(Do this): Starting at the first line of the listing below, repeat each line exactly until the line containing "const yTickValues = [0.0, 0.5, 1.0, 1.5, 2.0, 2.5];", which you include. Leave out pictures.
========================
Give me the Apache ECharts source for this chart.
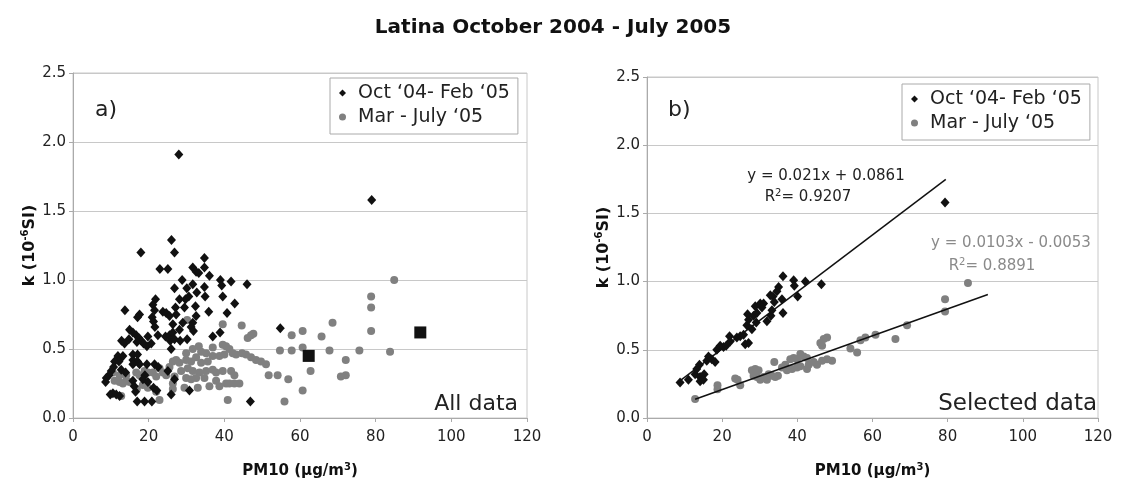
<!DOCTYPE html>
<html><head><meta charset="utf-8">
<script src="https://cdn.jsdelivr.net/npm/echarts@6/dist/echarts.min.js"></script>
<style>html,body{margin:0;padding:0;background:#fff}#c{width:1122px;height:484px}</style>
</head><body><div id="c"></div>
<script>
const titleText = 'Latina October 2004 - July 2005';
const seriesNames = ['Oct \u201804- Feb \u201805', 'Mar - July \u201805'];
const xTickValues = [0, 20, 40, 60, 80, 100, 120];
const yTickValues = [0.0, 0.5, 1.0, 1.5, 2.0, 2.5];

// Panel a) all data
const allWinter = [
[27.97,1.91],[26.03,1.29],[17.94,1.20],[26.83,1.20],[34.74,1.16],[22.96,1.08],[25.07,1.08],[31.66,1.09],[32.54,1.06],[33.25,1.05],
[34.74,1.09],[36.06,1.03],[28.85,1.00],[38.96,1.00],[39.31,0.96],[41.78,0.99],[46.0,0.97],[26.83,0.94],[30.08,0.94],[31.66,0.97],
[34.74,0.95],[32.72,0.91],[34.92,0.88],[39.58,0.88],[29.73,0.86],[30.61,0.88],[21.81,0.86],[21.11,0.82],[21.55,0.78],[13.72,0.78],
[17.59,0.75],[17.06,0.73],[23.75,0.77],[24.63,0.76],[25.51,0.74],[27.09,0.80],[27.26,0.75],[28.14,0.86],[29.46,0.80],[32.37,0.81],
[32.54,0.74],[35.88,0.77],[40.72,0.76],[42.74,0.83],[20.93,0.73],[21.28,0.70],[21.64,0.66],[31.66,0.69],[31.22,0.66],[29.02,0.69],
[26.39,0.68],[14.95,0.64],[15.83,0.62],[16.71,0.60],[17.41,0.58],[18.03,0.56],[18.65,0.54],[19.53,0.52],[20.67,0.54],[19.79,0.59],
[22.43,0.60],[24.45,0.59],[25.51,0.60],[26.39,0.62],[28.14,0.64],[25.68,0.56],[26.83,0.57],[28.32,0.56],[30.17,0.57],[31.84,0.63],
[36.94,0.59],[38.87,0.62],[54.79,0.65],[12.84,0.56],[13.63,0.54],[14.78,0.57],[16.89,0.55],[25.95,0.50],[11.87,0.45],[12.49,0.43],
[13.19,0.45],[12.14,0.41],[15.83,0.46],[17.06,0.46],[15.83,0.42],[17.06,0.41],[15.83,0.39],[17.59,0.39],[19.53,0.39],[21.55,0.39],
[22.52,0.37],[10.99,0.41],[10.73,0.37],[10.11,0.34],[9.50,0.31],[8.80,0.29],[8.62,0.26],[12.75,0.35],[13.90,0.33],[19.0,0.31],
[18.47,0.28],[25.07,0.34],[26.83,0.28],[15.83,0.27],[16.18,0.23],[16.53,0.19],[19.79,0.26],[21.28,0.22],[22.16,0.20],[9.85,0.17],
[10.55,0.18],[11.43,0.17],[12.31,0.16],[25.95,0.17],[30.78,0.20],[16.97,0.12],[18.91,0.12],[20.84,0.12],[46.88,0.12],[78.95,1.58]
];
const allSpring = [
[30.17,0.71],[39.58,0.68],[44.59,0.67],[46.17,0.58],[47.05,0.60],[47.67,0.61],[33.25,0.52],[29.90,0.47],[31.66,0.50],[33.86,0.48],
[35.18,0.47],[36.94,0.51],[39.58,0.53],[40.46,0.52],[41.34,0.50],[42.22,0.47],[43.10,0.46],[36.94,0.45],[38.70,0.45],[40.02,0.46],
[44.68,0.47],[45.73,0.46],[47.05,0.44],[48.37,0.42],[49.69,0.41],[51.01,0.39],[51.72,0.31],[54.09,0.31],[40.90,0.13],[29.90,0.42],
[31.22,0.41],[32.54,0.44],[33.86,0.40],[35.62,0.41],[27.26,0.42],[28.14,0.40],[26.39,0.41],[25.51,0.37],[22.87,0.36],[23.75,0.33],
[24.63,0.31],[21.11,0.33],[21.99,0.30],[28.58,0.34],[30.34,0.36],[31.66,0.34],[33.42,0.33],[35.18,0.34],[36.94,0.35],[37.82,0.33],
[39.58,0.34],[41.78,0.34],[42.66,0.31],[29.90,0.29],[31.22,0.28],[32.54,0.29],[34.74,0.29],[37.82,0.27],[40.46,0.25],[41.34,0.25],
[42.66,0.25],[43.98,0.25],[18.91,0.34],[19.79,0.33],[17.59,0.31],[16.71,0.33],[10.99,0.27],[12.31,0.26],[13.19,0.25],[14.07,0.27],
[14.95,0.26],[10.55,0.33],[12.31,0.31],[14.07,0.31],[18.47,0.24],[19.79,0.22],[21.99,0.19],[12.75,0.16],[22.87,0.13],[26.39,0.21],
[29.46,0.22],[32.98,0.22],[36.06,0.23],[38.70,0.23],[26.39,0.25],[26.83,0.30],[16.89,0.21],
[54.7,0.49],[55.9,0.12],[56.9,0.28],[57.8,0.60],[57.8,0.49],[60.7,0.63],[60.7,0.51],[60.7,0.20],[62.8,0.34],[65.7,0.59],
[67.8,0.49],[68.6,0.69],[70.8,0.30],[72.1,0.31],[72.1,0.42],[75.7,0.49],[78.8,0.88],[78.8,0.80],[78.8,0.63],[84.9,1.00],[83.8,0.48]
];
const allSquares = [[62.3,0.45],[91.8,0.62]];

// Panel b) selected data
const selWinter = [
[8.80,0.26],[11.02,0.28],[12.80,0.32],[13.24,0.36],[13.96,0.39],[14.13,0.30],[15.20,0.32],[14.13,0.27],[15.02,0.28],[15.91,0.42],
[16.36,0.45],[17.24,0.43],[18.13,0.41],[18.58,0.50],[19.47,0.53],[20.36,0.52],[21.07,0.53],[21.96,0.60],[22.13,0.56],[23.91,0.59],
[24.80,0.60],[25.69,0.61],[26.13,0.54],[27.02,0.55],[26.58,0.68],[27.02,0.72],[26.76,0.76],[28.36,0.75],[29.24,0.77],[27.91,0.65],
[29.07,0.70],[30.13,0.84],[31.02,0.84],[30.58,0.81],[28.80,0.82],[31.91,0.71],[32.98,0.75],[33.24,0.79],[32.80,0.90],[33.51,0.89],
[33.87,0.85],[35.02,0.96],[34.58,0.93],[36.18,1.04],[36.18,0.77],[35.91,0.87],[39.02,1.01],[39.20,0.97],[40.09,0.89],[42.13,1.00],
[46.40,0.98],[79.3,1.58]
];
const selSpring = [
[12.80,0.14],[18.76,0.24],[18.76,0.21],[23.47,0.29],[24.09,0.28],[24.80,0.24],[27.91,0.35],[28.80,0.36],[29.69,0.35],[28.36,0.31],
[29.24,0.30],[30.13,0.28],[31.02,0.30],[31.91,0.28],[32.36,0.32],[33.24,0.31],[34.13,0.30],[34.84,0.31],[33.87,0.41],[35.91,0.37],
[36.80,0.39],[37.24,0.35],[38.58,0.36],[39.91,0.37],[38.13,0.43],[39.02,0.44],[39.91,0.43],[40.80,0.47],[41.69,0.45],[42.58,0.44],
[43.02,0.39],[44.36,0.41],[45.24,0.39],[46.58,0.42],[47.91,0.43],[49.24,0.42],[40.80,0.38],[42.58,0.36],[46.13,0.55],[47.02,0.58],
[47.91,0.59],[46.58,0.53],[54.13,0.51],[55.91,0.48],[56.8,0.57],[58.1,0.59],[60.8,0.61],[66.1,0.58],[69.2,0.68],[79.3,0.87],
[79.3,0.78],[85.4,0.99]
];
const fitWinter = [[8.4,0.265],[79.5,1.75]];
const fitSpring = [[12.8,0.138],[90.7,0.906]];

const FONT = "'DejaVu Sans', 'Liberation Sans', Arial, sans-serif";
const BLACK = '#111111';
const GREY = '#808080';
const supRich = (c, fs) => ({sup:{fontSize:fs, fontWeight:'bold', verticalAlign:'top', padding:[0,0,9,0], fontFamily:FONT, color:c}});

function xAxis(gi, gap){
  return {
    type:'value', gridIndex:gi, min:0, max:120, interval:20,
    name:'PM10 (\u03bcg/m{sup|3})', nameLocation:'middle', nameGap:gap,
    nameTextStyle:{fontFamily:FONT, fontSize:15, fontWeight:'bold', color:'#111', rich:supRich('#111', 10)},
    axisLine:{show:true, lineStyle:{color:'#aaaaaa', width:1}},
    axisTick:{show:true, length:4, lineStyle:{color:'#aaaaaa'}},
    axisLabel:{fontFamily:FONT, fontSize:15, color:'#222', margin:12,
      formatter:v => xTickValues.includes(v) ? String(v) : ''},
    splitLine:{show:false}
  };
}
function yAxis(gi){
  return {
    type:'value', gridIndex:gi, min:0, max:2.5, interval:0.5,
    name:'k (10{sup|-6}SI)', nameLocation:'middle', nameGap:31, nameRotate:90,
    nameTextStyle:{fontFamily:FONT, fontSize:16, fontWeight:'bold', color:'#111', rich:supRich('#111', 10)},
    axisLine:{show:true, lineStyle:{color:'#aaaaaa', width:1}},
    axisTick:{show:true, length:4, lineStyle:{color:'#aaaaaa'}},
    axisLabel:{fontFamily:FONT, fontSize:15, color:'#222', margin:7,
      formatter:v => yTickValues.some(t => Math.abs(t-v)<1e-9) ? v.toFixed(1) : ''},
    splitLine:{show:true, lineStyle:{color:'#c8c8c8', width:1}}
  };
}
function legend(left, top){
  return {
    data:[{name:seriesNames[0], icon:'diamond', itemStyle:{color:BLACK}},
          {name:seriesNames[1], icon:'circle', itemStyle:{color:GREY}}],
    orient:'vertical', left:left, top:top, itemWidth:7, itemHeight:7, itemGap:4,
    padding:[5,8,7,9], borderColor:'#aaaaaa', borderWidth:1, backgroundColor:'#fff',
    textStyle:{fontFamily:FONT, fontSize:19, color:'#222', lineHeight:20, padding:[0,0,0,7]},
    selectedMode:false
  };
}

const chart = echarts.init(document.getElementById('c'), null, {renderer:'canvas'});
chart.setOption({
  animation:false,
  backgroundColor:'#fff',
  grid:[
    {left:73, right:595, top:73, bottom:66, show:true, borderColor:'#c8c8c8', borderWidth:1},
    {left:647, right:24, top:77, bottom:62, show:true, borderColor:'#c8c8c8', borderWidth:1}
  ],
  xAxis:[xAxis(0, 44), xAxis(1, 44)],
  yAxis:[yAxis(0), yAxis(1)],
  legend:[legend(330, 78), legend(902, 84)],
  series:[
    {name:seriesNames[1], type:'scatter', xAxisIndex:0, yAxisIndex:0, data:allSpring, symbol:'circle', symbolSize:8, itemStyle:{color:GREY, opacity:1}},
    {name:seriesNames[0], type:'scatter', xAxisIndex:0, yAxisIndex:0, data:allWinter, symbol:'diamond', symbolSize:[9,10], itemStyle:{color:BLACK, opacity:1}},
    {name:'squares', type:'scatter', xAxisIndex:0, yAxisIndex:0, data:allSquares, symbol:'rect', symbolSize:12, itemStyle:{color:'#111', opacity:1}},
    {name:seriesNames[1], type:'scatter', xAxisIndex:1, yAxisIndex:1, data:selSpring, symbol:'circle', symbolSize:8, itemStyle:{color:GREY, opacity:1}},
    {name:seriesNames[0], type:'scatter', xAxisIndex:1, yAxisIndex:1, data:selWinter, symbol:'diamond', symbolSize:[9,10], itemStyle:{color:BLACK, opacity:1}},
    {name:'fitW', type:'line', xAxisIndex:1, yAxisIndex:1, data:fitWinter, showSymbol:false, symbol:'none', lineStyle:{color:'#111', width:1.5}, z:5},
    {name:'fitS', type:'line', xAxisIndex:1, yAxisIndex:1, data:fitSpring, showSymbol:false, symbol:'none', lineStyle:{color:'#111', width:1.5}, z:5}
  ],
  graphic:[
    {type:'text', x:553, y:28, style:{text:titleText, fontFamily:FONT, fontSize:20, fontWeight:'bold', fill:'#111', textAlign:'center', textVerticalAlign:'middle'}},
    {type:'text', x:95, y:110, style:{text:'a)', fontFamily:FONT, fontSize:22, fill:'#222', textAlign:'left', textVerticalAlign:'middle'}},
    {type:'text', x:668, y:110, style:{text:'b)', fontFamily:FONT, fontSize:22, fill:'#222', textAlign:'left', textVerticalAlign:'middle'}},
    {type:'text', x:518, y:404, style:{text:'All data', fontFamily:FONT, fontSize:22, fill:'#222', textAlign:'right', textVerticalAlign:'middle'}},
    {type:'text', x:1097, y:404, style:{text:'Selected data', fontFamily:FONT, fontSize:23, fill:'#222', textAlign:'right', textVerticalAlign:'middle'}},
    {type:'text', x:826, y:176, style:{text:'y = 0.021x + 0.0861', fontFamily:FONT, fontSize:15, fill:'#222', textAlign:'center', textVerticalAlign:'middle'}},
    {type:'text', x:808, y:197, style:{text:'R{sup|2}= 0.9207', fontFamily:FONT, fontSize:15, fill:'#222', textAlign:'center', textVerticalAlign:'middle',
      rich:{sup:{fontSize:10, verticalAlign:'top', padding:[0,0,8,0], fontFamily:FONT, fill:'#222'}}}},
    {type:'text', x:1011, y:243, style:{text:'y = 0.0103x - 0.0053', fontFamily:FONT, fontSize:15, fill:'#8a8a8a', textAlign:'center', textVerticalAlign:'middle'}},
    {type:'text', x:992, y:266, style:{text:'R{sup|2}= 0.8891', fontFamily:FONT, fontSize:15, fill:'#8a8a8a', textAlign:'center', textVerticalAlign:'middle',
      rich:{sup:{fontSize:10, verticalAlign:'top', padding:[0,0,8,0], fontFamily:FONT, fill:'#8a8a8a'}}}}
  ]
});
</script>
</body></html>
========================
(Response below):
Give me the Apache ECharts source for this chart.
<!DOCTYPE html>
<html><head><meta charset="utf-8">
<script src="https://cdn.jsdelivr.net/npm/echarts@6/dist/echarts.min.js"></script>
<style>html,body{margin:0;padding:0;background:#fff}#c{width:1122px;height:484px}</style>
</head><body><div id="c"></div>
<script>
const titleText = 'Latina October 2004 - July 2005';
const seriesNames = ['Oct \u201804- Feb \u201805', 'Mar - July \u201805'];
const xTickValues = [0, 20, 40, 60, 80, 100, 120];
const yTickValues = [0.0, 0.5, 1.0, 1.5, 2.0, 2.5];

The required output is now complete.